> **DIRECTIVE**:
Pictures do not belong in your copy. Repeat all the other data exactly.

> **RAW DATA**:
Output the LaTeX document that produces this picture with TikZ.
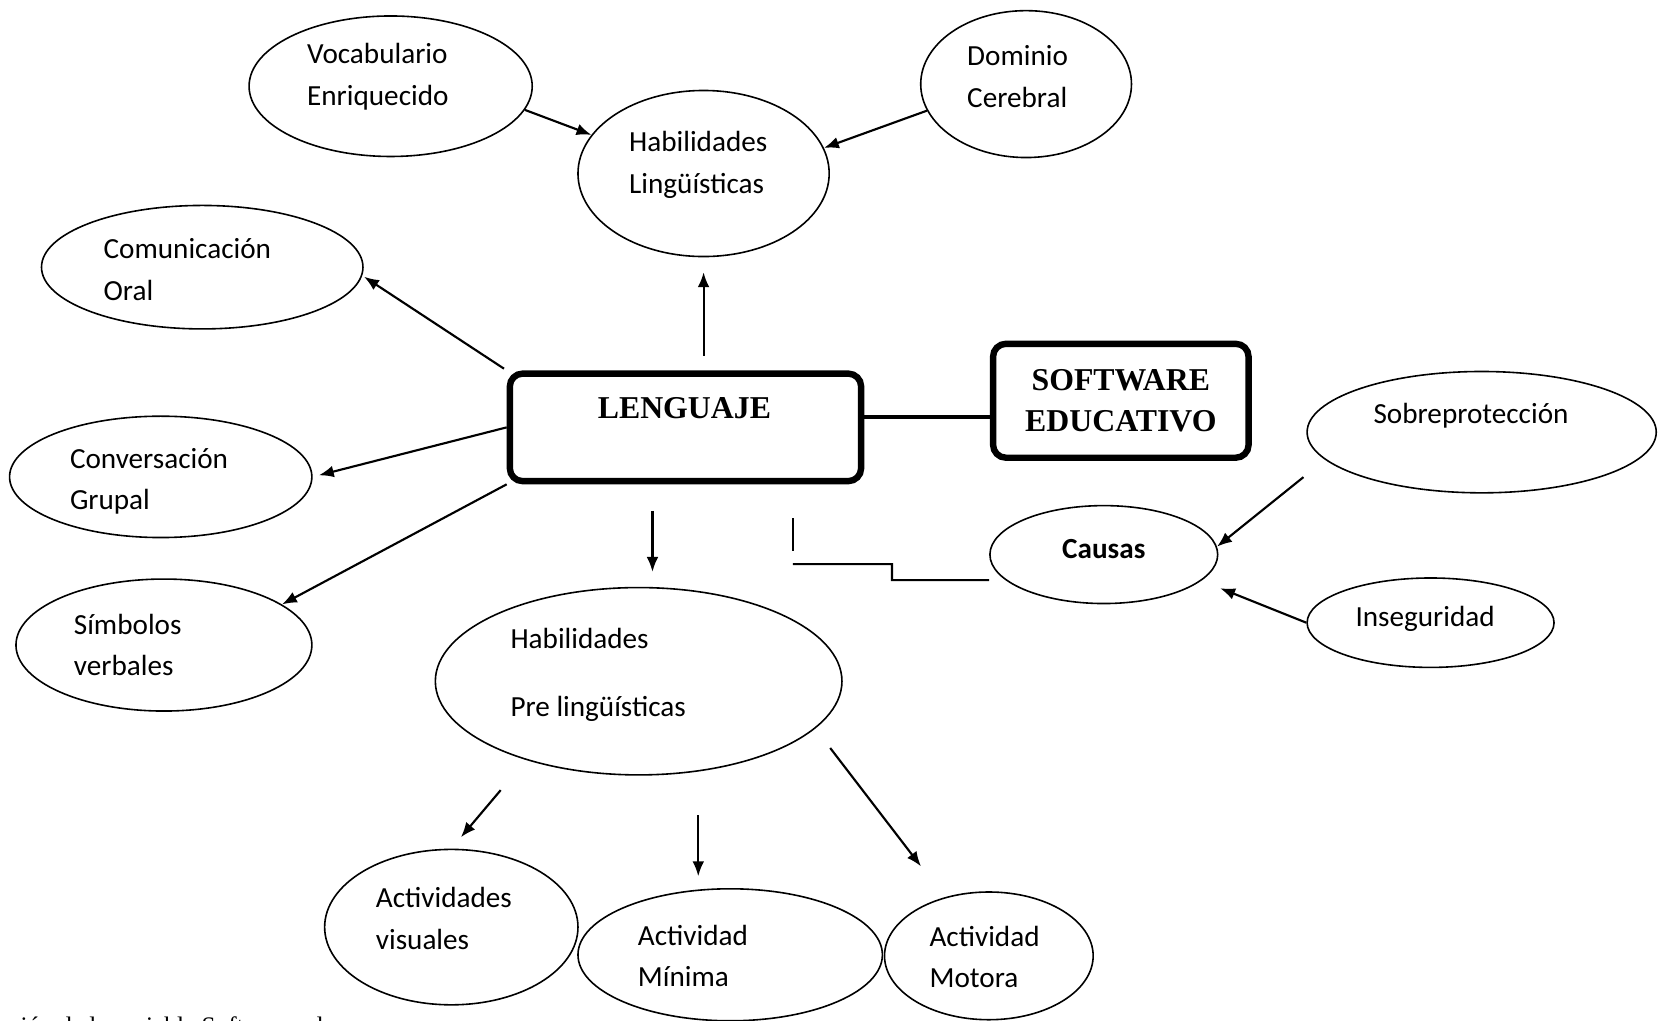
\documentclass[tikz,border=0pt]{standalone}
\usepackage{fontspec}
\setmainfont{Liberation Serif}
\newfontfamily\calib{Carlito}
\usepackage{tikz}
\usetikzlibrary{shapes,arrows.meta,positioning}

\tikzset{
  oval/.style={draw, ellipse, line width=0.3mm, inner sep=0pt},
  txt/.style={align=left, inner sep=0pt, font=\calib\fontsize{15.6}{22.2}\selectfont},
  mainbox/.style={draw, rounded corners=2.4mm, line width=1.2mm, inner sep=0pt,
    align=center, font=\bfseries\fontsize{17}{22.2}\selectfont},
  arr/.style={-{Latex[length=2.8mm,width=2.2mm]}, line width=0.4mm},
  plain/.style={line width=0.4mm}
}

\begin{document}
\begin{tikzpicture}[x=0.2mm,y=-0.2mm]
\useasboundingbox (0,0) rectangle (1568,959);

% Central boxes
\node[mainbox, minimum width=66mm, minimum height=20.2mm] (lang) at (644,401.5) {};
\node[inner sep=0pt, font=\bfseries\fontsize{17}{22.2}\selectfont] (lang-t) at (643,383) {LENGUAJE};
\node[mainbox, minimum width=48mm, minimum height=21.4mm] (sw) at (1053,376.5) {SOFTWARE\\EDUCATIVO};

% Ellipses with their texts
\foreach \nm/\cx/\cy/\w/\h/\tx/\ty/\txt in {
  voc/367/81/53.2/26.4/355/72/{Vocabulario\\Enriquecido},
  dom/964/79/39.6/27.6/956/72/{Dominio\\Cerebral},
  hl/661/163/47.2/31.2/656/155/{Habilidades\\Lingüísticas},
  com/190/251/60.4/23.2/176/253/{Comunicación\\Oral},
  conv/151/448/56.8/22.8/140/452/{Conversación\\Grupal},
  sym/154/606/55.6/24.8/120/606/{Símbolos\\verbales},
  hp/600/640/76.4/35.2/562/634/{Habilidades\\[5mm]Pre lingüísticas},
  vis/424/871/47.6/29.2/417/863/{Actividades\\visuales},
  min/686/897/57.2/24.8/651/898/{Actividad\\Mínima},
  mot/929/898/39.2/24/925/899/{Actividad\\Motora},
  cau/1037/521/42.8/18.4/1037/516/{\textbf{Causas}},
  sob/1392/406/65.6/22.8/1382/391/{Sobreprotección},
  ins/1344/585/46.4/16.8/1342/581/{Inseguridad}
} {
  \node[oval, minimum width=\w mm, minimum height=\h mm] (\nm) at (\cx,\cy) {};
  \node[txt] (\nm-t) at (\tx,\ty) {\txt};
}

% Arrows to Habilidades Linguisticas
\draw[arr] (voc.-10) -- (hl.161);
\draw[arr] (dom.195) -- (hl.12);
\draw[arr, shorten <=2.8mm, shorten >=2.8mm] (lang.north -| hl.south) -- (hl.south);

% Arrows from Lenguaje
\draw[arr, shorten <=0.6mm, shorten >=0.4mm] (lang.north west) -- (com.-3);
\draw[arr, shorten >=1.2mm] (lang.west) -- (conv.east);
\draw[arr] (lang.south west) -- (sym.19);
\draw[arr, shorten <=5mm, shorten >=2.8mm] ([xshift=-6.2mm]lang.south) -- ([xshift=-6.2mm]lang.south |- hp.north);

% Arrows from Habilidades Pre linguisticas
\draw[arr, shorten <=7.4mm, shorten >=2.8mm] (hp.215) -- (vis.north);
\draw[arr, shorten <=7.4mm, shorten >=2.2mm] ([xshift=11.2mm]hp.south) -- ([xshift=11.2mm]hp.south |- min.north);
\draw[arr, shorten <=4.6mm, shorten >=7.3mm] (hp.-15) -- (mot.127);

% Causas
\draw[arr, shorten <=5.2mm] (sob.190) -- (cau.4);
\draw[arr, shorten >=3.8mm] (ins.west) -- (cau.-15);

% Link lines
\draw[line width=0.8mm] ([yshift=1.9mm]lang.east) -- ([yshift=1.9mm]lang.east -| sw.west);
\coordinate (tickA) at (745,487);
\coordinate (tickB) at (745,518);
\coordinate (stepA) at (745,530);
\draw[plain] (tickA) -- (tickB);
\draw[plain] (stepA) -- ++(93,0) -- ++(0,15) -- ([yshift=-4.8mm]cau.west);

% Caption (cut by the page edge)
\node[anchor=base west, inner sep=0pt, font=\fontsize{13.5}{16}\selectfont] (cap) at (-2,972) {ación de la variable Software edu};
\end{tikzpicture}
\end{document}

> **TASK OUTPUT**:
Output the LaTeX document that produces this picture with TikZ.
\documentclass[tikz,border=0pt]{standalone}
\usepackage{fontspec}
\setmainfont{Liberation Serif}
\newfontfamily\calib{Carlito}
\usepackage{tikz}
\usetikzlibrary{shapes,arrows.meta,positioning}

\tikzset{
  oval/.style={draw, ellipse, line width=0.3mm, inner sep=0pt},
  txt/.style={align=left, inner sep=0pt, font=\calib\fontsize{15.6}{22.2}\selectfont},
  mainbox/.style={draw, rounded corners=2.4mm, line width=1.2mm, inner sep=0pt,
    align=center, font=\bfseries\fontsize{17}{22.2}\selectfont},
  arr/.style={-{Latex[length=2.8mm,width=2.2mm]}, line width=0.4mm},
  plain/.style={line width=0.4mm}
}

\begin{document}
\begin{tikzpicture}[x=0.2mm,y=-0.2mm]
\useasboundingbox (0,0) rectangle (1568,959);

% Central boxes
\node[mainbox, minimum width=66mm, minimum height=20.2mm] (lang) at (644,401.5) {};
\node[inner sep=0pt, font=\bfseries\fontsize{17}{22.2}\selectfont] (lang-t) at (643,383) {LENGUAJE};
\node[mainbox, minimum width=48mm, minimum height=21.4mm] (sw) at (1053,376.5) {SOFTWARE\\EDUCATIVO};

% Ellipses with their texts
\foreach \nm/\cx/\cy/\w/\h/\tx/\ty/\txt in {
  voc/367/81/53.2/26.4/355/72/{Vocabulario\\Enriquecido},
  dom/964/79/39.6/27.6/956/72/{Dominio\\Cerebral},
  hl/661/163/47.2/31.2/656/155/{Habilidades\\Lingüísticas},
  com/190/251/60.4/23.2/176/253/{Comunicación\\Oral},
  conv/151/448/56.8/22.8/140/452/{Conversación\\Grupal},
  sym/154/606/55.6/24.8/120/606/{Símbolos\\verbales},
  hp/600/640/76.4/35.2/562/634/{Habilidades\\[5mm]Pre lingüísticas},
  vis/424/871/47.6/29.2/417/863/{Actividades\\visuales},
  min/686/897/57.2/24.8/651/898/{Actividad\\Mínima},
  mot/929/898/39.2/24/925/899/{Actividad\\Motora},
  cau/1037/521/42.8/18.4/1037/516/{\textbf{Causas}},
  sob/1392/406/65.6/22.8/1382/391/{Sobreprotección},
  ins/1344/585/46.4/16.8/1342/581/{Inseguridad}
} {
  \node[oval, minimum width=\w mm, minimum height=\h mm] (\nm) at (\cx,\cy) {};
  \node[txt] (\nm-t) at (\tx,\ty) {\txt};
}

% Arrows to Habilidades Linguisticas
\draw[arr] (voc.-10) -- (hl.161);
\draw[arr] (dom.195) -- (hl.12);
\draw[arr, shorten <=2.8mm, shorten >=2.8mm] (lang.north -| hl.south) -- (hl.south);

% Arrows from Lenguaje
\draw[arr, shorten <=0.6mm, shorten >=0.4mm] (lang.north west) -- (com.-3);
\draw[arr, shorten >=1.2mm] (lang.west) -- (conv.east);
\draw[arr] (lang.south west) -- (sym.19);
\draw[arr, shorten <=5mm, shorten >=2.8mm] ([xshift=-6.2mm]lang.south) -- ([xshift=-6.2mm]lang.south |- hp.north);

% Arrows from Habilidades Pre linguisticas
\draw[arr, shorten <=7.4mm, shorten >=2.8mm] (hp.215) -- (vis.north);
\draw[arr, shorten <=7.4mm, shorten >=2.2mm] ([xshift=11.2mm]hp.south) -- ([xshift=11.2mm]hp.south |- min.north);
\draw[arr, shorten <=4.6mm, shorten >=7.3mm] (hp.-15) -- (mot.127);

% Causas
\draw[arr, shorten <=5.2mm] (sob.190) -- (cau.4);
\draw[arr, shorten >=3.8mm] (ins.west) -- (cau.-15);

% Link lines
\draw[line width=0.8mm] ([yshift=1.9mm]lang.east) -- ([yshift=1.9mm]lang.east -| sw.west);
\coordinate (tickA) at (745,487);
\coordinate (tickB) at (745,518);
\coordinate (stepA) at (745,530);
\draw[plain] (tickA) -- (tickB);
\draw[plain] (stepA) -- ++(93,0) -- ++(0,15) -- ([yshift=-4.8mm]cau.west);

% Caption (cut by the page edge)
\node[anchor=base west, inner sep=0pt, font=\fontsize{13.5}{16}\selectfont] (cap) at (-2,972) {ación de la variable Software edu};
\end{tikzpicture}
\end{document}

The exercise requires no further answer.